Sunday, December 22, 2024

Understanding income tax and account rules for NRIs

  • PPF Maturity and Savings Account Conversion: A PPF account also poses unique considerations

  • If the account was opened before the son became an NRI, he can continue to contribute to it until it matures, but extension beyond the maturity period is not allowed. In this scenario, the son’s PPF will mature in the next financial year, with an estimated value of ₹7 lakh

  • Upon maturity, the proceeds can be credited to his NRO account, and the funds can be remitted abroad, subject to tax regulations. Under Indian law, NRIs can remit up to 10 lakh USD annually

PRAVASISAMWAD.COM

When a person leaves India to take up employment or settle abroad, they acquire Non-Resident Indian (NRI) status under the Foreign Exchange Management Act (FEMA). This shift brings important tax and financial considerations, especially regarding savings accounts and Public Provident Fund (PPF) accounts, reported livemint.com.
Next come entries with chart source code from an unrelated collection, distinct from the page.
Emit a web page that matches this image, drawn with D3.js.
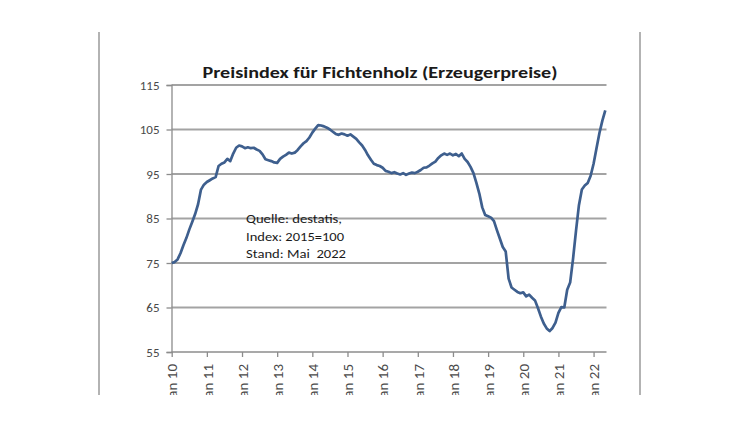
<!DOCTYPE html>
<html>
<head>
<meta charset="utf-8">
<script src="https://cdn.jsdelivr.net/npm/d3@7"></script>
<style>
  body { margin: 0; background: #fff; }
  svg { display: block; }
</style>
</head>
<body>
<script>
const title = "Preisindex für Fichtenholz (Erzeugerpreise)";
const noteLines = ["Quelle: destatis,", "Index: 2015=100", "Stand: Mai  2022"];
const yTicks = [55, 65, 75, 85, 95, 105, 115];
const xTickLabels = ["Jan 10", "Jan 11", "Jan 12", "Jan 13", "Jan 14", "Jan 15", "Jan 16",
  "Jan 17", "Jan 18", "Jan 19", "Jan 20", "Jan 21", "Jan 22"];

// monthly index, Jan 2010 .. May 2022
const v2010 = [75.0, 75.2, 75.8, 77.2, 79.0, 80.6, 82.5, 84.2, 86.0, 88.2, 91.5, 92.6];
const v2011 = [93.2, 93.6, 94.0, 94.3, 96.8, 97.3, 97.6, 98.4, 97.9, 99.6, 100.9, 101.4];
const v2012 = [101.2, 100.8, 101.0, 100.8, 100.9, 100.5, 100.2, 99.4, 98.3, 98.1, 97.9, 97.6];
const v2013 = [97.5, 98.4, 98.9, 99.3, 99.8, 99.6, 99.8, 100.4, 101.2, 101.9, 102.4, 103.2];
const v2014 = [104.3, 105.2, 106.0, 105.9, 105.7, 105.4, 105.0, 104.5, 104.0, 103.8, 104.1, 103.9];
const v2015 = [103.6, 103.9, 103.4, 102.9, 102.1, 101.4, 100.4, 99.2, 98.2, 97.3, 97.0, 96.8];
const v2016 = [96.4, 95.7, 95.5, 95.2, 95.4, 95.1, 94.9, 95.2, 94.8, 95.1, 95.3, 95.2];
const v2017 = [95.5, 95.9, 96.4, 96.5, 96.9, 97.4, 97.8, 98.6, 99.2, 99.6, 99.3, 99.6];
const v2018 = [99.2, 99.5, 99.0, 99.6, 98.4, 97.7, 96.6, 95.2, 93.0, 90.6, 87.5, 85.8];
const v2019 = [85.5, 85.2, 84.4, 82.4, 80.5, 78.6, 77.6, 71.5, 69.5, 69.0, 68.5, 68.2];
const v2020 = [68.4, 67.5, 67.9, 67.2, 66.6, 64.9, 63.0, 61.4, 60.3, 59.7, 60.4, 61.6];
const v2021 = [63.8, 65.1, 65.0, 69.0, 70.6, 76.0, 82.2, 88.0, 91.5, 92.4, 93.0, 94.6];
const v2022 = [97.3, 100.8, 104.2, 107.0, 109.3];

const values = [].concat(v2010, v2011, v2012, v2013, v2014, v2015, v2016,
  v2017, v2018, v2019, v2020, v2021, v2022);

const width = 750;
const height = 432;
const font = "Carlito, Lato, 'Open Sans', sans-serif";

const svg = d3.select("body").append("svg")
  .attr("width", width)
  .attr("height", height);

// the reference picture is cut off just under the axis labels
svg.append("defs").append("clipPath")
  .attr("id", "crop")
  .append("rect")
  .attr("x", 0).attr("y", 0)
  .attr("width", width).attr("height", 395);

const root = svg.append("g").attr("clip-path", "url(#crop)");

root.selectAll("line.frame")
  .data([99, 640])
  .join("line")
  .attr("class", "frame")
  .attr("x1", d => d).attr("x2", d => d)
  .attr("y1", 32).attr("y2", 400)
  .attr("stroke", "#9a9a9a")
  .attr("stroke-width", 1.5);

const x = d3.scaleLinear().domain([0, values.length - 1]).range([171.7, 605.3]);
const y = d3.scaleLinear().domain([55, 115]).range([352, 85]);

// gridlines
root.append("g")
  .selectAll("line")
  .data(yTicks.slice(1))
  .join("line")
  .attr("x1", 171.5).attr("x2", 606.5)
  .attr("y1", d => y(d)).attr("y2", d => y(d))
  .attr("stroke", "#a3a3a3")
  .attr("stroke-width", 1.8);

// y axis
const yAxis = root.append("g")
  .attr("transform", "translate(171.5,0)")
  .call(d3.axisLeft(y).tickValues(yTicks).tickSize(5).tickPadding(7));
yAxis.select(".domain").attr("stroke", "#8c8c8c").attr("stroke-width", 1.3);
yAxis.selectAll(".tick line").attr("stroke", "#8c8c8c").attr("stroke-width", 1.3);
yAxis.selectAll("text")
  .attr("font-family", font)
  .attr("font-size", 13)
  .attr("fill", "#4a4a4a");

// x axis
const xAxis = root.append("g")
  .attr("transform", `translate(0,${y(55)})`)
  .call(d3.axisBottom(x)
    .tickValues(d3.range(0, values.length, 12))
    .tickSize(5)
    .tickSizeOuter(0)
    .tickFormat((d, i) => xTickLabels[i]));
xAxis.select(".domain").attr("d", "M171.5,0H606.5")
  .attr("stroke", "#8c8c8c").attr("stroke-width", 1.3);
xAxis.selectAll(".tick line").attr("stroke", "#8c8c8c").attr("stroke-width", 1.3);
xAxis.selectAll("text")
  .attr("transform", "rotate(-90)")
  .attr("text-anchor", "end")
  .attr("x", -12)
  .attr("y", 0)
  .attr("dy", "0.35em")
  .attr("font-family", font)
  .attr("font-size", 15)
  .attr("fill", "#4a4a4a");

// series
const line = d3.line()
  .x((d, i) => x(i))
  .y(d => y(d));

root.append("path")
  .datum(values)
  .attr("fill", "none")
  .attr("stroke", "#3e5f8e")
  .attr("stroke-width", 2.7)
  .attr("stroke-linejoin", "round")
  .attr("d", line);

// title
root.append("text")
  .attr("x", 380)
  .attr("y", 78)
  .attr("text-anchor", "middle")
  .attr("font-family", font)
  .attr("font-size", 16)
  .attr("font-weight", "bold")
  .attr("fill", "#1a1a1a")
  .attr("textLength", 355)
  .attr("lengthAdjust", "spacingAndGlyphs")
  .text(title);

// source note
root.append("g")
  .selectAll("text")
  .data(noteLines)
  .join("text")
  .attr("x", 246)
  .attr("y", (d, i) => 223 + i * 17.5)
  .attr("font-family", font)
  .attr("font-size", 12)
  .attr("fill", "#1a1a1a")
  .attr("textLength", (d, i) => [96, 98, 100][i])
  .attr("lengthAdjust", "spacingAndGlyphs")
  .style("white-space", "pre")
  .text(d => d);
</script>
</body>
</html>
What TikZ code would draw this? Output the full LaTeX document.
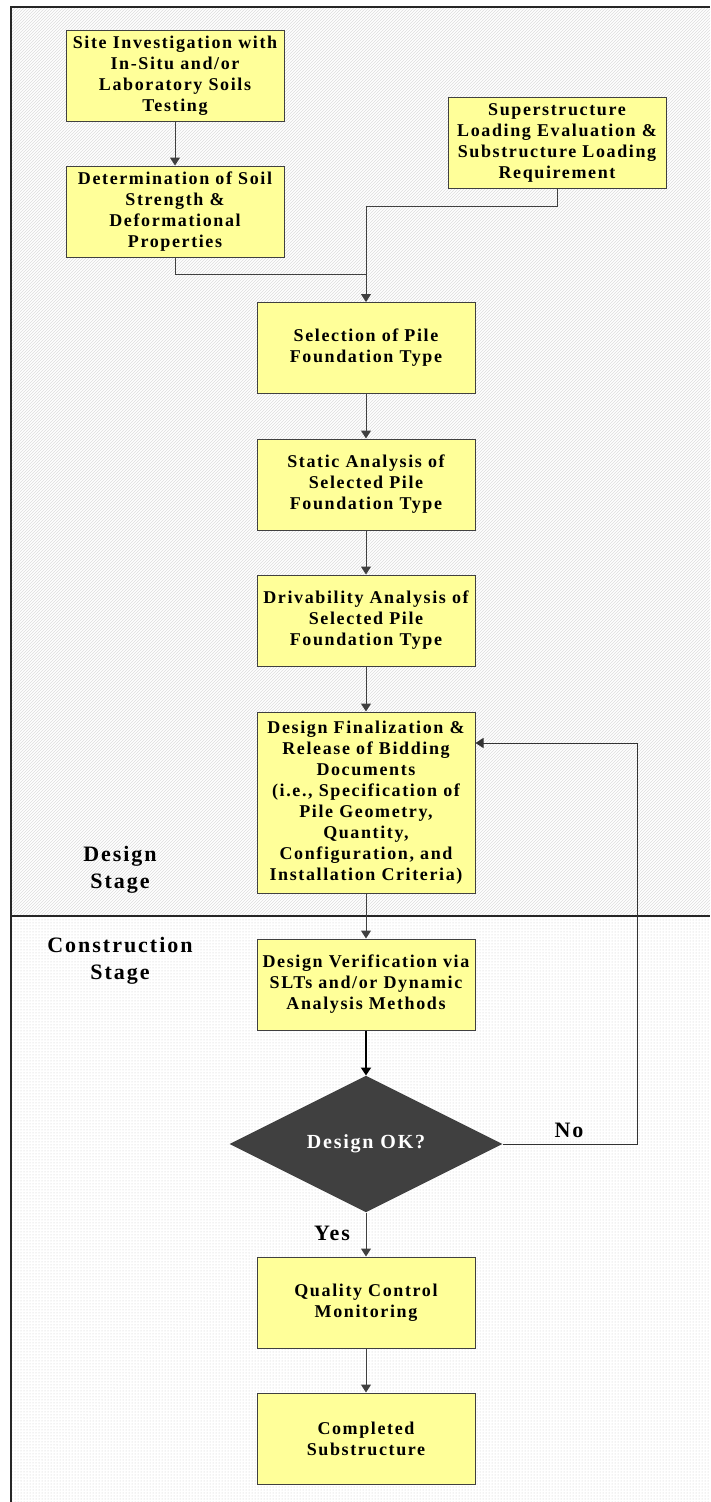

If a son becomes an NRI, he must convert his regular savings account into a Non-Resident Ordinary (NRO) account. This is mandatory, even if a parent remains a joint account holder. While the NRO account can continue functioning, the interest earned on it becomes taxable, and the bank will deduct tax at source (TDS). The TDS applies regardless of whether the total income is below the taxable threshold, and the only way to claim a refund is by filing an income tax return (ITR). Filing an ITR is optional for NRIs unless they want a refund on taxes already deducted. The son, in this case, can claim a deduction under Section 80TTA of the Income Tax Act for interest earned up to ₹10,000 from his NRO savings account.

  • Converting resident accounts to NRO accounts and understanding the tax obligations on such accounts is essential for NRIs
  • Filing ITR, while optional, may become necessary to reclaim taxes deducted at source
  • Furthermore, managing PPF maturity and the subsequent remittance of funds abroad involves following specific compliance measures to ensure smooth financial transitions for NRIs

A PPF account also poses unique considerations. If the account was opened before the son became an NRI, he can continue to contribute to it until it matures, but extension beyond the maturity period is not allowed. In this scenario, the son’s PPF will mature in the next financial year, with an estimated value of ₹7 lakh. Upon maturity, the proceeds can be credited to his NRO account, and the funds can be remitted abroad, subject to tax regulations. Under Indian law, NRIs can remit up to 10 lakh USD annually.

The process of remittance requires an undertaking from the NRI and a certificate from a chartered accountant confirming that all applicable taxes have been paid on the remitted amount. These forms are standard and easily available from the bank or financial institutions handling the NRO account.